Async: What is blocking?

The async/await feature in Rust is implemented using a mechanism known as cooperative scheduling, and this has some important consequences for people who write asynchronous Rust code.

The intended audience of this blog post is new users of async Rust. I will be using the Tokio runtime for the examples, but the points raised here apply to any asynchronous runtime.

If you remember only one thing from this article, this should be it:

Async code should never spend a long time without reaching an .await.

Blocking vs. non-blocking code

The naive way to write an application that works on many things at the same time is to spawn a new thread for every task.
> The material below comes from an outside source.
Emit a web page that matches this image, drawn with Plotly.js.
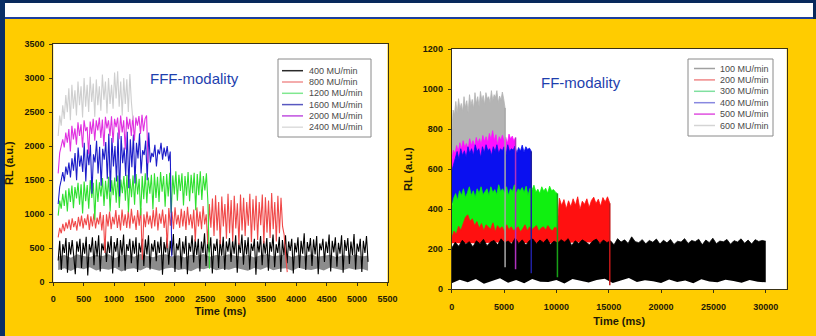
<!DOCTYPE html>
<html><head><meta charset="utf-8">
<script src="https://cdn.plot.ly/plotly-3.0.1.min.js"></script>
<style>html,body{margin:0;padding:0;background:#ffcc00;overflow:hidden}#chart{width:816px;height:336px}</style>
</head><body><div id="chart"></div>
<script>
// ---------------- FFF-modality (left) ----------------
const fffLabels = ['400 MU/min','800 MU/min','1200 MU/min','1600 MU/min','2000 MU/min','2400 MU/min'];
const fffStart = [80, 80, 80, 80, 80, 80];
const fffEnd   = [5180, 3850, 2570, 1950, 1560, 1310];
const fff400 = [320,610,180,560,430,650,140,590,410,620,390,120,600,450,640,210,580,420,670,100,
  560,440,660,250,610,380,690,160,570,470,630,300,600,430,680,130,590,450,650,220,
  620,400,700,170,560,460,640,280,610,420,660,150,580,440,640,240,630,410,690,190,
  570,450,620,310,600,430,670,110,590,440,660,260,610,400,710,150,570,470,650,200,
  600,420,680,120,580,450,690,290,630,400,640,160,600,430,720,240,590,440,660,130,
  570,460,640,210,620,390,670,180,600,450,650,300,610,420,690,140,580,430,700,260,
  620,410,660,190,570,460,640,110,600,440,680,250,610,420,650,170,590,450,700,220,
  560,430,670,150,620,400,690,280,600,460,640,130,580,440,660,210,610,420,720,180,
  590,450,650,240,630,410,680,120,570,470,640,300,600,430,700,160,610,440,660,230,
  580,420,690,140,620,460,650,270,600,400,710,190,570,450,640,150,610,430,680,300];
const fff400BandLo = [180,205,165,215,190,222,172,200,186,212,160,196,208,175,218,190,168,202,212,182,196,164,206,190,216,176,200,184,212,190,
  170,210,186,220,176,198,206,168,214,190,182,204,172,216,194,178,208,186,200,170];
const fff400BandHi = [380,402,360,412,388,372,402,386,412,358,396,406,374,416,390,368,402,412,378,396,364,406,390,416,374,400,386,412,390,380,
  404,366,396,414,382,392,408,370,400,384,412,376,396,406,368,398,388,410,380,392];
const fff800 = [660,800,720,860,750,880,790,920,770,940,810,900,760,960,820,980,790,940,840,1000,
  770,970,820,1010,790,950,850,1030,760,990,430,1000,820,1040,780,960,850,1060,800,990,
  760,1070,830,1000,800,1050,790,1080,860,980,770,1060,830,1090,330,1000,810,1040,850,980,
  790,1060,820,1100,760,1010,860,1070,800,1000,500,1090,830,1040,780,1100,850,990,800,1080,
  820,1050,770,1110,840,1000,790,1070,600,1100,820,1040,780,1120,850,1000,560,1150,800,1230,
  680,1280,760,1180,560,1260,820,1150,640,1300,720,1210,600,1270,790,1160,550,1290,760,1240,
  680,1180,830,1300,590,1220,760,1270,620,1180,840,1290,570,1250,730,1200,650,1310,780,1180,
  600,1270,720,1240,820,700,400,150];
const fff1200 = [980,1200,1080,1300,1120,1350,1040,1380,1180,1420,1090,1400,1230,1460,1140,1440,1010,1480,1190,1430,
  1080,1500,1240,1460,920,1510,1180,1470,1260,1530,1120,1490,1220,1550,1040,1500,1280,1540,1170,1570,
  1090,1510,1310,1560,1200,1580,1030,1520,1250,1570,1140,1590,1290,1520,980,1560,1220,1600,1160,1540,
  1300,1580,1070,1600,1240,1550,1180,1620,1330,1560,1110,1590,1260,1610,1020,1570,1290,1630,1200,1580,
  1340,1600,1130,1560,1270,1620,1190,1580,1310,1610,1060,1590,1280,1630,1210,1560,1350,1600,1170,200];
const fff1600 = [1150,1400,1500,1620,1480,1700,1580,1760,1540,1820,1640,1900,1500,1980,1700,1860,1620,2050,1480,1950,
  1720,2020,1300,1880,1760,2080,1600,1990,1420,1960,1800,2060,1520,2180,1330,2120,1700,2000,1480,2200,
  1260,2150,1750,1980,1560,2210,1380,2100,1690,2170,1450,2050,1820,2190,1600,1940,1870,2080,1500,2200,
  1760,1900,1840,2020,1700,1950,1880,2050,1800,1980,1850,2000,1780,1920,380];
const fff2000 = [1600,1900,2000,2100,1980,2200,2050,2250,1920,2300,2100,2260,2020,2350,2150,2320,1980,2380,2220,2280,
  1880,2360,2180,2400,2080,2380,2230,2420,2120,2390,2000,2430,2260,2380,2150,2440,2050,2400,2280,2420,
  2100,2450,2200,2380,1950,2430,2250,2400,2150,2450,2080,2420,2300,2440,2180,2460,2220,2400,2450,1750];
const fff2400 = [2150,2450,2300,2600,2400,2750,2500,2850,2380,2900,2550,2820,2450,2950,2600,2880,2420,3000,2580,2900,
  2500,3020,2650,2920,2430,2980,2600,2880,2520,3050,2680,2950,2480,3000,2620,2900,2550,3080,2700,3100,
  2580,2950,2450,3000,2620,2980,2500,3060,2650,2380];

// ---------------- FF-modality (right) ----------------
const ffLabels = ['100 MU/min','200 MU/min','300 MU/min','400 MU/min','500 MU/min','600 MU/min'];
const ffStart = [0, 0, 0, 0, 0, 0];
const ffEnd   = [30000, 15100, 10100, 7600, 6100, 5100];
const ff100Hi = [205,235,215,245,225,238,212,242,228,250,218,236,244,222,252,232,241,226,256,229,
  247,221,243,251,228,246,233,252,224,241,231,248,236,253,219,242,229,247,236,223,
  241,251,228,246,233,242,222,253,236,247,229,262,238,233,248,227,244,235,251,226,
  245,232,249,224,240,236,253,229,244,238,250,222,246,233,255,228,241,237,249,225,
  243,236,252,230,246,226,248,239,244,240];
const ff100Lo = [30,48,35,52,28,42,55,33,47,30,52,38,36,46,29,51,41,34,47,53,31,42,56,36,45,40,32,49,37,44,30,50,39,35,48,41,33,46,38,35];
const ff200Hi = [255,290,275,315,295,330,360,372,340,352,318,338,305,328,292,322,312,300,332,288,
  318,302,312,288,322,298,312,292,302,312,288,302,322,292,312,298,308,318,290,305,
  312,296,318,300,292,310,302,
  455,418,448,402,442,412,452,420,462,398,440,424,452,408,444,460,428,450,415,458,436,462,430];
const ff200Lo = [230,230,235,230,230,235,230];
const ff300Hi = [410,455,478,445,492,468,502,458,482,512,468,492,458,502,478,512,472,488,502,468,
  512,482,498,472,522,488,502,478,512,468,502,488,522,478,502,492,508,482,515,470,
  505,495,520,485,500,478,512,490,505,480,515,492,498,485,478];
const ff300Lo = [240,240,245,240,240];
const ff400Hi = [590,630,655,688,648,702,668,692,658,712,678,702,668,722,688,702,658,712,682,722,
  692,702,668,712,688,722,678,702,692,712,668,722,688,702,695,715,680,708,690,720,
  685,712,698,705,690];
const ff400Lo = [430,430,440,430,430];
const ff500Hi = [640,695,678,718,688,732,702,742,708,728,698,752,718,742,712,758,728,752,722,768,
  738,762,732,778,748,792,742,772,722,762,745,770,735,760,728,775,750,765,740,758];
const ff500Lo = [560,560,570,560,560];
const ff600Hi = [770,895,872,938,878,952,902,928,888,962,908,942,882,972,918,948,902,982,928,962,
  912,988,942,968,922,982,952,962,932,992,942,972,958,992,932,965,945,985,950,905];
const ff600Lo = [660,660,670,660,660];
const ffDropLow = [null, 20, 60, 80, 100, 110];

// ---------------- helpers ----------------
const W = 816, H = 336;
const PX = x => x / W;
const PY = y => 1 - y / H;
function grid(a, b, n) { const t = []; for (let i = 0; i < n; i++) t.push(a + (b - a) * i / (n - 1)); return t; }

const fffVals = [fff400, fff800, fff1200, fff1600, fff2000, fff2400];
const fffColors = ['#000000', '#f04848', '#30e030', '#1c1cc8', '#e030e0', '#cfcfcf'];
const fffLegColors = ['#2a2a2a', '#f09090', '#80e890', '#5858c0', '#c050e0', '#dddddd'];
const ffHi = [ff100Hi, ff200Hi, ff300Hi, ff400Hi, ff500Hi, ff600Hi];
const ffLo = [ff100Lo, ff200Lo, ff300Lo, ff400Lo, ff500Lo, ff600Lo];
const ffColors = ['#000000', '#ff1010', '#10f010', '#0a10f0', '#ff10ff', '#b4b4b4'];
const ffDropColors = [null, '#c01818', '#18a018', '#2020a0', '#b030c0', '#a8a8a8'];
const ffLegColors = ['#a0a0a0', '#f08888', '#80e0a0', '#8888e0', '#e050e0', '#d4d4d4'];

const traces = [];
traces.push({x: grid(fffStart[0], fffEnd[0], fff400BandLo.length), y: fff400BandLo, xaxis:'x', yaxis:'y',
  mode:'lines', line:{width:0, color:'#8c8c8c'}, showlegend:false, hoverinfo:'skip'});
traces.push({x: grid(fffStart[0], fffEnd[0], fff400BandHi.length), y: fff400BandHi, xaxis:'x', yaxis:'y',
  mode:'lines', fill:'tonexty', fillcolor:'#8c8c8c', line:{width:0, color:'#8c8c8c'}, showlegend:false, hoverinfo:'skip'});
fffVals.forEach((v, i) => {
  traces.push({x: grid(fffStart[i], fffEnd[i], v.length), y: v, xaxis:'x', yaxis:'y', name: fffLabels[i],
    mode:'lines', line:{width:1.1, color: fffColors[i]}, showlegend:false});
});
for (let i = 5; i >= 0; i--) {
  traces.push({x: grid(ffStart[i], ffEnd[i], ffLo[i].length), y: ffLo[i], xaxis:'x2', yaxis:'y2',
    mode:'lines', line:{width:0, color: ffColors[i]}, showlegend:false, hoverinfo:'skip'});
  traces.push({x: grid(ffStart[i], ffEnd[i], ffHi[i].length), y: ffHi[i], xaxis:'x2', yaxis:'y2', name: ffLabels[i],
    mode:'lines', fill:'tonexty', fillcolor: ffColors[i], line:{width:0.8, color: ffColors[i]}, showlegend:false});
}
for (let i = 1; i < 6; i++) {
  const top = ffHi[i][ffHi[i].length - 1];
  traces.push({x:[ffEnd[i], ffEnd[i]], y:[top, ffDropLow[i]], xaxis:'x2', yaxis:'y2', mode:'lines',
    line:{width:1.5, color: ffDropColors[i]}, showlegend:false, hoverinfo:'skip'});
}

const tickFont = {family:'Liberation Sans', size:9, color:'#1e1a08', weight:'bold'};
const titleFont = {family:'Liberation Sans', size:11, color:'#1e1a08', weight:'bold'};
const axBase = {showline:true, linecolor:'#3a3214', linewidth:1, mirror:true, ticks:'outside', ticklen:3,
  tickcolor:'#3a3214', tickwidth:1, showgrid:false, zeroline:false, tickfont:tickFont, fixedrange:true, tickformat:'d'};

const shapes = [
  {type:'rect', xref:'paper', yref:'paper', x0:0, x1:1, y0:PY(3), y1:1, fillcolor:'#08295c', line:{width:0}, layer:'below'},
  {type:'rect', xref:'paper', yref:'paper', x0:0, x1:PX(813), y0:PY(17), y1:PY(3), fillcolor:'#ffffff', line:{width:0}, layer:'below'},
  {type:'rect', xref:'paper', yref:'paper', x0:PX(813), x1:1, y0:PY(19), y1:PY(3), fillcolor:'#08295c', line:{width:0}, layer:'below'},
  {type:'rect', xref:'paper', yref:'paper', x0:0, x1:PX(813), y0:PY(19), y1:PY(17), fillcolor:'#1d3f9e', line:{width:0}, layer:'below'},
  {type:'rect', xref:'paper', yref:'paper', x0:0, x1:PX(5), y0:0, y1:1, fillcolor:'#0a2f66', line:{width:0}, layer:'below'}
];
const annotations = [
  {xref:'paper', yref:'paper', x:PX(194), y:PY(78), text:'FFF-modality', showarrow:false, xanchor:'center', yanchor:'middle',
   font:{family:'Liberation Sans', size:15, color:'#1e3fae'}},
  {xref:'paper', yref:'paper', x:PX(581), y:PY(82), text:'FF-modality', showarrow:false, xanchor:'center', yanchor:'middle',
   font:{family:'Liberation Sans', size:15, color:'#1e3fae'}}
];
function legend(box, lineX0, lineX1, textX, rowY0, rowStep, labels, colors) {
  shapes.push({type:'rect', xref:'paper', yref:'paper', x0:PX(box[0]), x1:PX(box[1]), y0:PY(box[3]), y1:PY(box[2]),
    fillcolor:'#ffffff', line:{width:1, color:'#8a8a8a'}, layer:'above'});
  labels.forEach((lab, i) => {
    const y = rowY0 + rowStep * i;
    shapes.push({type:'line', xref:'paper', yref:'paper', x0:PX(lineX0), x1:PX(lineX1), y0:PY(y), y1:PY(y),
      line:{width:1.5, color: colors[i]}, layer:'above'});
    annotations.push({xref:'paper', yref:'paper', x:PX(textX), y:PY(y), text:lab, showarrow:false, xanchor:'left', yanchor:'middle',
      font:{family:'Liberation Sans', size:9, color:'#4a4a4a'}});
  });
}
legend([278, 371, 59, 137], 282, 303, 307, 70.7, 11.3, fffLabels, fffLegColors);
legend([688, 773, 59, 136], 694, 715, 718, 68.5, 11.4, ffLabels, ffLegColors);

const layout = {
  width: W, height: H, margin:{l:0, r:0, t:0, b:0},
  paper_bgcolor:'#ffcc00', plot_bgcolor:'#ffffff', showlegend:false,
  xaxis: Object.assign({}, axBase, {domain:[PX(53.3), PX(387.5)], range:[0, 5500], dtick:500, tick0:0, anchor:'y',
    ticklabelstandoff:5, title:{text:'Time (ms)', font:titleFont, standoff:4}}),
  yaxis: Object.assign({}, axBase, {domain:[PY(282.3), PY(44)], range:[0, 3500], dtick:500, tick0:0, anchor:'x',
    ticklabelstandoff:3, title:{text:'RL (a.u.)', font:titleFont, standoff:8}}),
  xaxis2: Object.assign({}, axBase, {domain:[PX(451.7), PX(786.7)], range:[0, 32000], dtick:5000, tick0:0, anchor:'y2',
    ticklabelstandoff:6, title:{text:'Time (ms)', font:titleFont, standoff:6}}),
  yaxis2: Object.assign({}, axBase, {domain:[PY(289.3), PY(49)], range:[0, 1200], dtick:200, tick0:0, anchor:'x2',
    ticklabelstandoff:3, title:{text:'RL (a.u.)', font:titleFont, standoff:8}}),
  shapes: shapes, annotations: annotations
};
Plotly.newPlot('chart', traces, layout, {displayModeBar:false, staticPlot:true});
</script></body></html>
If the number of tasks is small, this is a perfectly fine solution, but as the number of tasks becomes large, you will eventually run into problems due to the large number of threads. There are various solutions to this problem in different programming languages, but they all boil down to the same thing: very quickly swap out the currently running task on each thread, such that all of the tasks get an opportunity to run. In Rust, this swapping happens when you .await something.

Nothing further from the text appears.